Aim of the task:
Gather all lines in the entries that include the word "Write".

Information supplied:
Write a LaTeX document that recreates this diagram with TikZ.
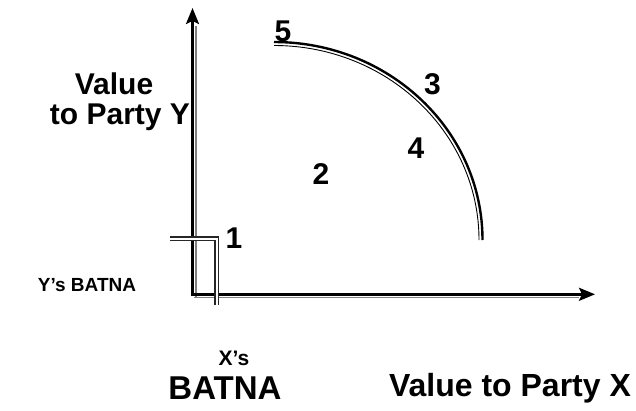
\documentclass[tikz,border=0pt]{standalone}
\usepackage{fontspec}
\setsansfont{Liberation Sans}
\usepackage{tikz}
\usetikzlibrary{arrows.meta}

\begin{document}
\begin{tikzpicture}[
    x=1pt, y=-1pt,
    axes/.style={line width=2.6pt, {Stealth[length=16pt, width=13pt, inset=3pt]}-{Stealth[length=16pt, width=13pt, inset=3pt]}},
    shadow/.style={gray, line width=1.4pt},
    batna/.style={draw=black!85, double=white, double distance=2pt, line width=1.6pt},
    frontier/.style={line width=2.4pt},
    num/.style={font=\sffamily\bfseries\fontsize{30}{30}\selectfont, inner sep=0pt},
    big/.style={font=\sffamily\bfseries\fontsize{32}{33}\selectfont, inner sep=0pt},
    small/.style={font=\sffamily\bfseries\fontsize{19}{19}\selectfont, inner sep=0pt}
]
    \useasboundingbox (0,0) rectangle (636,410);
    % axes
    \coordinate (ytip) at (192.5,8);
    \coordinate (origin) at (192.5,294.3);
    \coordinate (xtip) at (595,294.3);
    \draw[shadow] (195.8,297) -- (195.8,26);
    \draw[shadow] (194,297.4) -- (579,297.4);
    \draw[axes] (ytip) -- (origin) -- (xtip);
    % batnas
    \coordinate (ybatna) at (170,238.5);
    \coordinate (deal) at (216.8,238.5);
    \coordinate (xbatna) at (216.8,305);
    \draw[batna] (ybatna) -- (deal) -- (xbatna);
    % frontier
    \coordinate (fstart) at (274,42);
    \coordinate (fend) at (482.5,240);
    \draw[frontier] (fstart) .. controls (389.2,42) and (482.5,130.6) .. (fend);
    \draw[line width=0.9pt] (274,45.5) .. controls (387.2,45.5) and (479,132.6) .. (479,240);
    % numbers
    \node[num] (n5) at (283,31) {5};
    \node[num] (n3) at (432.5,84) {3};
    \node[num] (n4) at (416,148.5) {4};
    \node[num] (n2) at (321,174.5) {2};
    \node[num] (n1) at (234,238) {1};
    % labels
    \node[big, font=\sffamily\bfseries\fontsize{30}{30}\selectfont] (yval) at (114,84) {Value};
    \node[big, font=\sffamily\bfseries\fontsize{30}{30}\selectfont] (yparty) at (120,117) {to Party Y};
    \node[small] (ybl) at (87,285) {Y’s BATNA};
    \node[small, font=\sffamily\bfseries\fontsize{21}{21}\selectfont] (xbl) at (234,358) {X’s};
    \node[big, font=\sffamily\bfseries\fontsize{33}{33}\selectfont] (xb) at (225,388) {BATNA};
    \node[big] (xval) at (510,388) {Value to Party X};
\end{tikzpicture}
\end{document}
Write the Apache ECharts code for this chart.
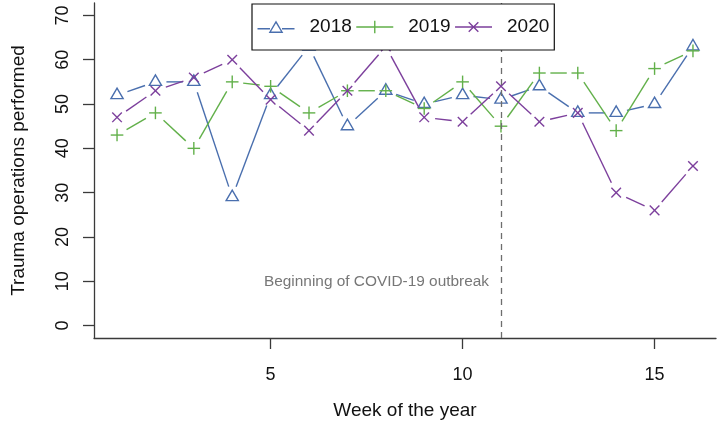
<!DOCTYPE html>
<html>
<head>
<meta charset="utf-8">
<script src="https://cdn.jsdelivr.net/npm/echarts@6/dist/echarts.min.js"></script>
<style>
html,body{margin:0;padding:0;background:#fff;}
#chart{width:722px;height:434px;}
</style>
</head>
<body>
<div id="chart"></div>
<script>
// ---- data ----
const weeks = [1,2,3,4,5,6,7,8,9,10,11,12,13,14,15,16];
const y2018 = [52,55,55,29,52,63,45,53,50,52,51,54,48,48,50,63];
const y2019 = [43,48,40,55,54,48,53,53,49,55,45,57,57,44,58,62];
const y2020 = [47,53,56,60,51,44,53,63,47,46,54,46,48,30,26,36];
const seriesNames = ['2018','2019','2020'];
const xTicks = [5,10,15];
const yTicks = [0,10,20,30,40,50,60,70];
const covidWeek = 11;
const covidLabel = 'Beginning of COVID-19 outbreak';
const covidLabelY = 10;

const FONT = '"Liberation Sans", Arial, Helvetica, sans-serif';
const colors = ['#4a6fae', '#62b04a', '#7c3f9c'];
const markers = ['triangle', 'plus', 'cross'];
const LW = 1.4;
const GAP = 11;

function markerShape(kind, px, py, color) {
  const st = {stroke: color, fill: 'none', lineWidth: LW};
  if (kind === 'triangle') {
    const w = 6.1, up = 7.0, dn = 3.5;
    return {type: 'polygon', shape: {points: [[px - w, py + dn], [px + w, py + dn], [px, py - up]]}, style: st};
  }
  if (kind === 'plus') {
    const a = 6.3;
    return {type: 'group', children: [
      {type: 'line', shape: {x1: px - a, y1: py, x2: px + a, y2: py}, style: st},
      {type: 'line', shape: {x1: px, y1: py - a, x2: px, y2: py + a}, style: st}
    ]};
  }
  const a = 4.8;
  return {type: 'group', children: [
    {type: 'line', shape: {x1: px - a, y1: py - a, x2: px + a, y2: py + a}, style: st},
    {type: 'line', shape: {x1: px - a, y1: py + a, x2: px + a, y2: py - a}, style: st}
  ]};
}

function makeSeries(name, vals, color, kind) {
  return {
    name: name,
    type: 'custom',
    coordinateSystem: 'cartesian2d',
    z: 2,
    itemStyle: {color: color},
    data: weeks.map((w, i) => [w, vals[i]]),
    encode: {x: 0, y: 1},
    renderItem: function (params, api) {
      const i = params.dataIndex;
      const p = api.coord([api.value(0), api.value(1)]);
      const children = [markerShape(kind, p[0], p[1], color)];
      if (i < weeks.length - 1) {
        const q = api.coord([weeks[i + 1], vals[i + 1]]);
        const dx = q[0] - p[0], dy = q[1] - p[1];
        const d = Math.sqrt(dx * dx + dy * dy);
        if (d > 2 * GAP) {
          const ux = dx / d, uy = dy / d;
          children.push({type: 'line', shape: {
            x1: p[0] + ux * GAP, y1: p[1] + uy * GAP,
            x2: q[0] - ux * GAP, y2: q[1] - uy * GAP
          }, style: {stroke: color, lineWidth: LW, fill: 'none'}});
        }
      }
      return {type: 'group', children: children};
    }
  };
}

const icons = [
  'path://M0,6.9 L12.5,6.9 M24.5,6.9 L37,6.9 M12.4,10.4 L24.6,10.4 L18.5,0 Z',
  'path://M0,6.3 L37,6.3 M18.5,0 L18.5,12.6',
  'path://M0,4.8 L37,4.8 M13.7,0 L23.3,9.6 M13.7,9.6 L23.3,0'
];

const chart = echarts.init(document.getElementById('chart'), null, {renderer: 'canvas'});
const option = {
  backgroundColor: '#ffffff',
  animation: false,
  textStyle: {fontFamily: FONT},
  grid: {left: 94, right: 6, top: 3, bottom: 96, containLabel: false},
  legend: {
    left: 252, top: 4,
    orient: 'horizontal',
    padding: [13.5, 5, 13.5, 3],
    itemGap: 2,
    itemWidth: 37,
    itemHeight: 13,
    borderColor: '#111',
    borderWidth: 1.2,
    borderRadius: 0,
    backgroundColor: '#ffffff',
    z: 20,
    selectedMode: false,
    textStyle: {fontSize: 19, color: '#111', fontFamily: FONT, padding: [0, 0, 0, 10]},
    data: seriesNames.map((n, k) => ({
      name: n, icon: icons[k],
      itemStyle: {color: 'none', borderColor: colors[k], borderWidth: LW}
    }))
  },
  xAxis: {
    type: 'value', min: 0.4, max: 16.6,
    name: 'Week of the year', nameLocation: 'middle', nameGap: 63,
    nameTextStyle: {fontSize: 19, color: '#111', fontFamily: FONT},
    splitLine: {show: false},
    axisLine: {show: true, onZero: false, lineStyle: {color: '#3a3a3a', width: 1.3}},
    axisTick: {show: true, inside: false, length: 11, customValues: xTicks, lineStyle: {color: '#3a3a3a', width: 1.3}},
    axisLabel: {show: true, margin: 28, fontSize: 18, color: '#111', fontFamily: FONT, customValues: xTicks, showMinLabel: true, showMaxLabel: true}
  },
  yAxis: {
    type: 'value', min: -2.8, max: 72.8,
    name: 'Trauma operations performed', nameLocation: 'middle', nameGap: 66, nameRotate: 90,
    nameTextStyle: {fontSize: 19, color: '#111', fontFamily: FONT},
    splitLine: {show: false},
    axisLine: {show: true, onZero: false, lineStyle: {color: '#3a3a3a', width: 1.3}},
    axisTick: {show: true, inside: false, length: 11, customValues: yTicks, lineStyle: {color: '#3a3a3a', width: 1.3}},
    axisLabel: {show: true, rotate: 90, margin: 22, fontSize: 18, color: '#111', fontFamily: FONT, customValues: yTicks}
  },
  series: [
    {
      name: 'covid', type: 'line', data: [], silent: true, z: 1,
      markLine: {
        silent: true, symbol: ['none', 'none'], animation: false,
        label: {show: false},
        lineStyle: {type: [6, 5], color: '#6e6e6e', width: 1.3},
        data: [{xAxis: covidWeek}]
      },
      markPoint: {
        silent: true, animation: false,
        symbol: 'circle', symbolSize: 0,
        label: {show: true, position: 'left', distance: 12, formatter: covidLabel, fontSize: 15.4, color: '#777', fontFamily: FONT},
        data: [{coord: [covidWeek, covidLabelY]}]
      }
    },
    makeSeries(seriesNames[0], y2018, colors[0], markers[0]),
    makeSeries(seriesNames[1], y2019, colors[1], markers[1]),
    makeSeries(seriesNames[2], y2020, colors[2], markers[2])
  ]
};
chart.setOption(option);
</script>
</body>
</html>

Complete response:
Write a LaTeX document that recreates this diagram with TikZ.
Write the Apache ECharts code for this chart.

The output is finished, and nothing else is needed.